▸ OBJECTIVE
Starting at the first line of the listing below, repeat each line exactly until the line containing "Chart.register(...registerables);", which you include. Leave out pictures.

↓

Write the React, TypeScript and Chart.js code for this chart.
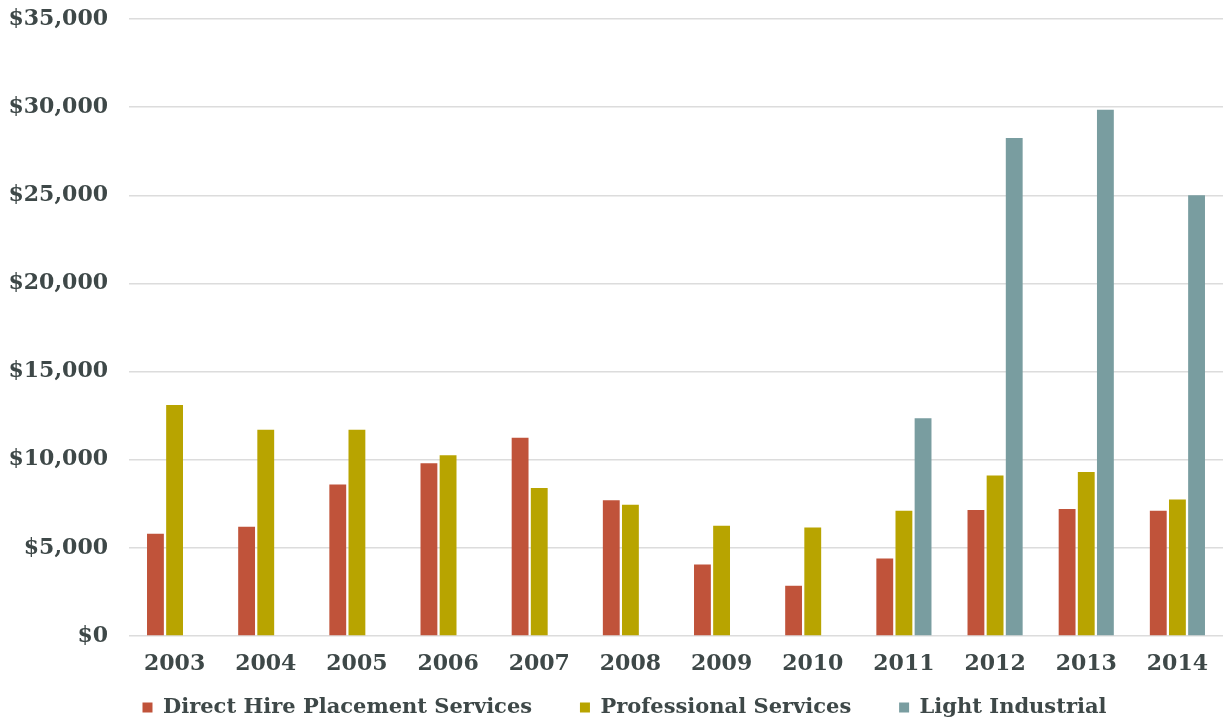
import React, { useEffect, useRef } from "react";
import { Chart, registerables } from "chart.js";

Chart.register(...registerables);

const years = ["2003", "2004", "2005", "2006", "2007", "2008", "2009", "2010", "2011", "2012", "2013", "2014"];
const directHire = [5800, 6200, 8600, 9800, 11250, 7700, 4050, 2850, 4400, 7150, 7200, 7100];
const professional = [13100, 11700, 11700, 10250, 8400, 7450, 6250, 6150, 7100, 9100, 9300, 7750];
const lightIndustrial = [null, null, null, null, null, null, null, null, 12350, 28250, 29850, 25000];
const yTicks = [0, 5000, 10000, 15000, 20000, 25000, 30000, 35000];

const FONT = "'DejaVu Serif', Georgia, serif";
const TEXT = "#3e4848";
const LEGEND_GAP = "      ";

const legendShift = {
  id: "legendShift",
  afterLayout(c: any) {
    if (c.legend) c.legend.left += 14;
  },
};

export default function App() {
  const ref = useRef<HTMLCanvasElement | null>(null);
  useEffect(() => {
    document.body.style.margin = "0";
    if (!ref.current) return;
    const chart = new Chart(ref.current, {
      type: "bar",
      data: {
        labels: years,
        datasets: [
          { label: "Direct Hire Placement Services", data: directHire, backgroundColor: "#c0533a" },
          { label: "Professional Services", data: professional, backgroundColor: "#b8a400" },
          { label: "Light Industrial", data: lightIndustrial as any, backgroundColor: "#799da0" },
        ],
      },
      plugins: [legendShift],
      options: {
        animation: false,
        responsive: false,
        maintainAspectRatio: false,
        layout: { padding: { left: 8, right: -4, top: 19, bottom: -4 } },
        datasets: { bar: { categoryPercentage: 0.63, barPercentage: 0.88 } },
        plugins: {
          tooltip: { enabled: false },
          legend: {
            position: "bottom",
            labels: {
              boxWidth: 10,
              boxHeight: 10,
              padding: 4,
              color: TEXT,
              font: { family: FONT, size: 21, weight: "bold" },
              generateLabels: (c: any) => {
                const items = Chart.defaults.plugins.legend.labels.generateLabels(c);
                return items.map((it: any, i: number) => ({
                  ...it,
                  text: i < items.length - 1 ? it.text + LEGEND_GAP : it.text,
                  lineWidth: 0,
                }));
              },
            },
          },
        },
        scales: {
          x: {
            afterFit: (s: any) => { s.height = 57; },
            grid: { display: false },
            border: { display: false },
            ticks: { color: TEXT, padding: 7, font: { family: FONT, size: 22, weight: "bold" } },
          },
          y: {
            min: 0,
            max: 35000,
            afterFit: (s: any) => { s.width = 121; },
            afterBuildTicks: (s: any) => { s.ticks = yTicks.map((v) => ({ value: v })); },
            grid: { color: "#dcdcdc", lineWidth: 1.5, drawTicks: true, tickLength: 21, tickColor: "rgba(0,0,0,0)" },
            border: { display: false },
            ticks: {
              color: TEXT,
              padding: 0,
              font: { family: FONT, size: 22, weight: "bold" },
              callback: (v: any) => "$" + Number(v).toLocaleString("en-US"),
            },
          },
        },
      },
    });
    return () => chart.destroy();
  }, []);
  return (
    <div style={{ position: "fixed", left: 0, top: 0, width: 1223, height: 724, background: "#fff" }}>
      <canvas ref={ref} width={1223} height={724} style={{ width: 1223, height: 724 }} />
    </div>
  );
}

↑

▸ COMPLETE RESPONSE
Write the React, TypeScript and Chart.js code for this chart.
import React, { useEffect, useRef } from "react";
import { Chart, registerables } from "chart.js";

Chart.register(...registerables);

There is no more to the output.